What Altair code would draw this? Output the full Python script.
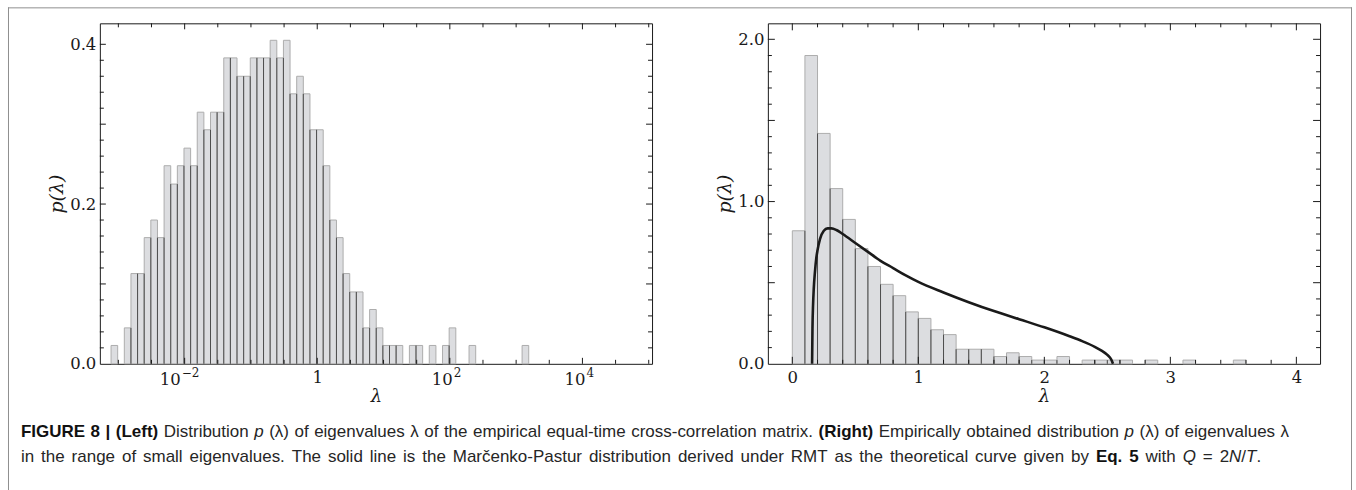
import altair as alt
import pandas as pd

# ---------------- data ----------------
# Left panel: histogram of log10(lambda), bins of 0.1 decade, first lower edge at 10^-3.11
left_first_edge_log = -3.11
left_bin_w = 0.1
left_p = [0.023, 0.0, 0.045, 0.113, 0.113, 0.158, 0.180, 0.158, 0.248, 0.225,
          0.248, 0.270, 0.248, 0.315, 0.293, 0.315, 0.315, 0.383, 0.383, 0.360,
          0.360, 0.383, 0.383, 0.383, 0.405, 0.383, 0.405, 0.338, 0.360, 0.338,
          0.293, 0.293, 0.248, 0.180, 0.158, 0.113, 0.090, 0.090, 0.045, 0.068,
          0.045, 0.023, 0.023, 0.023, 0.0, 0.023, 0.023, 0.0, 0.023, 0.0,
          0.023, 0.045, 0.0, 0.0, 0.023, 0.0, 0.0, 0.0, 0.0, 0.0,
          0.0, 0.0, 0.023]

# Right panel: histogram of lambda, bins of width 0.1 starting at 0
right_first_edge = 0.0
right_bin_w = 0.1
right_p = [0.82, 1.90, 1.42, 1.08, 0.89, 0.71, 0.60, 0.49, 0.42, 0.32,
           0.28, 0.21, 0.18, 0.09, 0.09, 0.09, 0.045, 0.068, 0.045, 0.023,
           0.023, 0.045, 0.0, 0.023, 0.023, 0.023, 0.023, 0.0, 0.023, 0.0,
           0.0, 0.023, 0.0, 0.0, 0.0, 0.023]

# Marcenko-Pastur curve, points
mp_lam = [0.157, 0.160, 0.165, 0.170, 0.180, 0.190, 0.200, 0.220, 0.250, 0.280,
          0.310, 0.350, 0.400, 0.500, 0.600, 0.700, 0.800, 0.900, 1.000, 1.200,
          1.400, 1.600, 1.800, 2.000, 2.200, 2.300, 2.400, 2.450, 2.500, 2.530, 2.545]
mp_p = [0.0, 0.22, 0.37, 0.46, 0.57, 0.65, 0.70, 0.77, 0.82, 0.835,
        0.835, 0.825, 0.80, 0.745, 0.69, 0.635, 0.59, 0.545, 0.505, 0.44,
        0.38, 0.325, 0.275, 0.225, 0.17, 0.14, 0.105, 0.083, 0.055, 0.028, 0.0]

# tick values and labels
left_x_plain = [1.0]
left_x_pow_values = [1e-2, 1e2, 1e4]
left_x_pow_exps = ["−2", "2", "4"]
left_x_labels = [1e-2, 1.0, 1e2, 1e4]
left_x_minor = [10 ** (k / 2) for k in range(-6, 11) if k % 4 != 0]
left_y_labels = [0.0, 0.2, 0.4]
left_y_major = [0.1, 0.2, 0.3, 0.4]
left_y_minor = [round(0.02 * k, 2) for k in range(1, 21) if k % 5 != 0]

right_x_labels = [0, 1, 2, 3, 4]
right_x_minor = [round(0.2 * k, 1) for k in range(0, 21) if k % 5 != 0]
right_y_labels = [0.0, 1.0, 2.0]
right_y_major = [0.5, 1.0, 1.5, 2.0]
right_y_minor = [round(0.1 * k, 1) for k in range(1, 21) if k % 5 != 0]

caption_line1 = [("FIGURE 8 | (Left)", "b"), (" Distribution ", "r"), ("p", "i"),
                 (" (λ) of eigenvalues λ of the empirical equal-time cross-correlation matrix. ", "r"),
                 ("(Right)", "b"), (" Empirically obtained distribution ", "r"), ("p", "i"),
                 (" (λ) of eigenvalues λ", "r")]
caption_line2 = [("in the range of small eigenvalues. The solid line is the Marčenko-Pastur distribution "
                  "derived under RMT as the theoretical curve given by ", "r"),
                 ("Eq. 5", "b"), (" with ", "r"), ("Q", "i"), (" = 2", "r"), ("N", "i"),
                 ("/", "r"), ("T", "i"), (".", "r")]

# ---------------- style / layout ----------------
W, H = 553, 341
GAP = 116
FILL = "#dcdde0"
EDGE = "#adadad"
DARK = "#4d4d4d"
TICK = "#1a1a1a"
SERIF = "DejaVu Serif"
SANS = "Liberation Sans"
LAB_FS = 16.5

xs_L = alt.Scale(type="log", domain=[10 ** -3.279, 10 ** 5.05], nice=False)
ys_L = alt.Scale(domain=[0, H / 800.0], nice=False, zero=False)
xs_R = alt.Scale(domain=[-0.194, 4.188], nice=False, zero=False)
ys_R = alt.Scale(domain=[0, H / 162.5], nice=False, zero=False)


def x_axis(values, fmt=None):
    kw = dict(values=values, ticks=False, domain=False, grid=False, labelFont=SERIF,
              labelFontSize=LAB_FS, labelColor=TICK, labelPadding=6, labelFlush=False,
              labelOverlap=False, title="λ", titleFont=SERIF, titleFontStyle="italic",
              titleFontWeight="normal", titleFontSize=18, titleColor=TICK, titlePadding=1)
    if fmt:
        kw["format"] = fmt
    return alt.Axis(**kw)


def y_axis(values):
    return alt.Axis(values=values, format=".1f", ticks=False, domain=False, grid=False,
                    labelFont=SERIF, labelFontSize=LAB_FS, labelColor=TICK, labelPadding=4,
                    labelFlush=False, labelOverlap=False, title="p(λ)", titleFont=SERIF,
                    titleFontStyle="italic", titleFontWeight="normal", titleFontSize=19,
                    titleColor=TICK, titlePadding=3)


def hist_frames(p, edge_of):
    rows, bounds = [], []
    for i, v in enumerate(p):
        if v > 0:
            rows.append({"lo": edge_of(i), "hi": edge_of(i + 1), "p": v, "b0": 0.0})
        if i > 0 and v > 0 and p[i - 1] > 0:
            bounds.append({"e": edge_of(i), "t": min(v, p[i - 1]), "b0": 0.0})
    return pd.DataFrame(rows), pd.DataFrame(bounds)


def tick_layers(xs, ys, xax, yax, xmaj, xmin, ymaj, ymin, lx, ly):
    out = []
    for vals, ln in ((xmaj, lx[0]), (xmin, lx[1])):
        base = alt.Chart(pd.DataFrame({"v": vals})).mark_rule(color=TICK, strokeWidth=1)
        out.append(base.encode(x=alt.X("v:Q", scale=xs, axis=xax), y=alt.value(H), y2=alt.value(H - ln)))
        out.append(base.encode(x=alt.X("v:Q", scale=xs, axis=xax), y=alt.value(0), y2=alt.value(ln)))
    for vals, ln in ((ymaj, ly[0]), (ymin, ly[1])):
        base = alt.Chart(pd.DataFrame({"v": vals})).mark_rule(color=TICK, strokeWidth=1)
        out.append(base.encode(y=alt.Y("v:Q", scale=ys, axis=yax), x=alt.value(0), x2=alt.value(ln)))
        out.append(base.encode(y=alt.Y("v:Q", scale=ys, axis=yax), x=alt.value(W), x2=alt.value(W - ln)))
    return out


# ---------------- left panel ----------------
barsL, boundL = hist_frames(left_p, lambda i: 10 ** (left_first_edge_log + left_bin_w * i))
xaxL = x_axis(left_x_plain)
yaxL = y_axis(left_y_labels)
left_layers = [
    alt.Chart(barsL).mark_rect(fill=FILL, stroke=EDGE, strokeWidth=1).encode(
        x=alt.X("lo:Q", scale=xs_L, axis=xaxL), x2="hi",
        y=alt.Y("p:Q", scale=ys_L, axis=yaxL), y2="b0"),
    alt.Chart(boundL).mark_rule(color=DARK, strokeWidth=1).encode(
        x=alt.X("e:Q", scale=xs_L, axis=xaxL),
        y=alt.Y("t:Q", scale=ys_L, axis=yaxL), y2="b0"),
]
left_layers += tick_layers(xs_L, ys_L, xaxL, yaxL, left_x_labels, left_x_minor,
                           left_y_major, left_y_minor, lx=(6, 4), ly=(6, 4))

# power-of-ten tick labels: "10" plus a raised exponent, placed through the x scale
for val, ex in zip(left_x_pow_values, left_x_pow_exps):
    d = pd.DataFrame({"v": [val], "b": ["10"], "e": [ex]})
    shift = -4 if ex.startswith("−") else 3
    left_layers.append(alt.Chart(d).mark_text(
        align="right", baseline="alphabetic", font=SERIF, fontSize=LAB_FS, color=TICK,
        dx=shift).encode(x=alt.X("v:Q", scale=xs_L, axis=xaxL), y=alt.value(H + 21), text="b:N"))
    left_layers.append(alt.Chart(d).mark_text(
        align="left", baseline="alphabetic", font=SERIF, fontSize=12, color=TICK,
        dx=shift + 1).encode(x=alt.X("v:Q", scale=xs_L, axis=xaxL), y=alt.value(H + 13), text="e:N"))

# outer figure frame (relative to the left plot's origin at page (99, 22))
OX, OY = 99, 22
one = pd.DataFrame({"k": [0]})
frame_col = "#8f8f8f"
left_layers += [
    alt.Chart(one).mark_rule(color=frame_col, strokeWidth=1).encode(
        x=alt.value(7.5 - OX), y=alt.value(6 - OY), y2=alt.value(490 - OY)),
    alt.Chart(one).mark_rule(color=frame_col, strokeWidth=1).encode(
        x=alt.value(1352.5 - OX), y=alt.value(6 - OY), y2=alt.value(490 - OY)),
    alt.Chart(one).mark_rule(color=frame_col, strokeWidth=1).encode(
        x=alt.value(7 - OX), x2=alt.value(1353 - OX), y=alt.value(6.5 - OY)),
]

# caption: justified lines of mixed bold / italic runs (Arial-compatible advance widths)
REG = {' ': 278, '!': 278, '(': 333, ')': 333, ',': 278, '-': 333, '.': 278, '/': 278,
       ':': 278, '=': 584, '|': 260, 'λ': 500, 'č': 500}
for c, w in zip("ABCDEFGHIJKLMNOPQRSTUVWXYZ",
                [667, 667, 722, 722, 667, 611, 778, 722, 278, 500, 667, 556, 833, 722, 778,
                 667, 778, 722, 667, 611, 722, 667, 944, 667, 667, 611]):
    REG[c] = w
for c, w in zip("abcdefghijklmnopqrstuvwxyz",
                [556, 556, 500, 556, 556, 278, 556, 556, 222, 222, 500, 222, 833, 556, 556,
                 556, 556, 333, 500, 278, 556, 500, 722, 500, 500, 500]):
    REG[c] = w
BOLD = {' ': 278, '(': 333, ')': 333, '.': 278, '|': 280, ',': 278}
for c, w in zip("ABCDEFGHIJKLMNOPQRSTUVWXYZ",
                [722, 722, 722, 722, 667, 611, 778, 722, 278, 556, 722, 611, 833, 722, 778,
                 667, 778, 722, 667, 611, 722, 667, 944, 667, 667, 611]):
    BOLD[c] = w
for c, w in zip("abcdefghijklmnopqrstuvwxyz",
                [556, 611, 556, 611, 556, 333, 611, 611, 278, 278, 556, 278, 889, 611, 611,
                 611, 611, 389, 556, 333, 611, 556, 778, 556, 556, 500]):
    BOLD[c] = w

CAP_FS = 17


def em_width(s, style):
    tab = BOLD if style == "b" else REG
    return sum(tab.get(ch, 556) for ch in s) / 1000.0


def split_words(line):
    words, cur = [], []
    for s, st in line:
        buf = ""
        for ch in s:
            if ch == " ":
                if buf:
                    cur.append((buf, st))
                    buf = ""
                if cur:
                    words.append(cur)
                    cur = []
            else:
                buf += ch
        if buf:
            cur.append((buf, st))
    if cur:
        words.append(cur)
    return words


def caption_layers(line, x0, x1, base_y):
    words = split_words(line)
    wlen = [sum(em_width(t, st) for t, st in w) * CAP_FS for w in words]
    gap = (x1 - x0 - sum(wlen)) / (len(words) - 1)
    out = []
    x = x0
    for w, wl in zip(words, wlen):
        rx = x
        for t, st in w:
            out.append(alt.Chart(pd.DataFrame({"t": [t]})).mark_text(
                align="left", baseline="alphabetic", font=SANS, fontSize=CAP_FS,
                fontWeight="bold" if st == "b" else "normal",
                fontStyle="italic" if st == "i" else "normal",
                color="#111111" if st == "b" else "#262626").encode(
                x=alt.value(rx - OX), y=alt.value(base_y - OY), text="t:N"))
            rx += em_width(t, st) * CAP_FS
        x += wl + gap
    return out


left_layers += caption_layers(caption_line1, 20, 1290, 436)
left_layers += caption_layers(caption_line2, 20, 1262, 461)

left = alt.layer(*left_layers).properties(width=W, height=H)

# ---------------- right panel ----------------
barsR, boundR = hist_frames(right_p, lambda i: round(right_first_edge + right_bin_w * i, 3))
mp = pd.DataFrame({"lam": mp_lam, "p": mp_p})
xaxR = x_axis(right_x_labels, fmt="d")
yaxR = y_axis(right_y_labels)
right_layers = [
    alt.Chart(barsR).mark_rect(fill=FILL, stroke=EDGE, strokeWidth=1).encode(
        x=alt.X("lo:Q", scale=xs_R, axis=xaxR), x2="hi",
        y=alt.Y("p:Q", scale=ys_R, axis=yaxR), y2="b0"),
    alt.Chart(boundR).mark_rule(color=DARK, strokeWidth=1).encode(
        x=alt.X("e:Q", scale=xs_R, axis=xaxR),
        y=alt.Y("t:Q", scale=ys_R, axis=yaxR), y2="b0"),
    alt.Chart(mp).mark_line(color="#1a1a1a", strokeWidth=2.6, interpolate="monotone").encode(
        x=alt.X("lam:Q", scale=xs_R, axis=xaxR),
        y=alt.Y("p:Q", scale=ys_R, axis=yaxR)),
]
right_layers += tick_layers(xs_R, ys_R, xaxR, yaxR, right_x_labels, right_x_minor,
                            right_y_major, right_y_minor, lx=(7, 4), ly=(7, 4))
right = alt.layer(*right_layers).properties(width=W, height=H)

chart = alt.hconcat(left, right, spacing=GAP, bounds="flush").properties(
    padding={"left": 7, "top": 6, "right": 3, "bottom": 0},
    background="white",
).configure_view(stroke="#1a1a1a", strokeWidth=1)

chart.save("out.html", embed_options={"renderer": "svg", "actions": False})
● ● ●
§ **Request**: Begin at the first line of the data above and repeat each line exactly, stopping after the line containing "import pandas as pd". Omit the pictures.

§ **Reply to the exercise**:
What Altair code would draw this? Output the full Python script.
import altair as alt
import pandas as pd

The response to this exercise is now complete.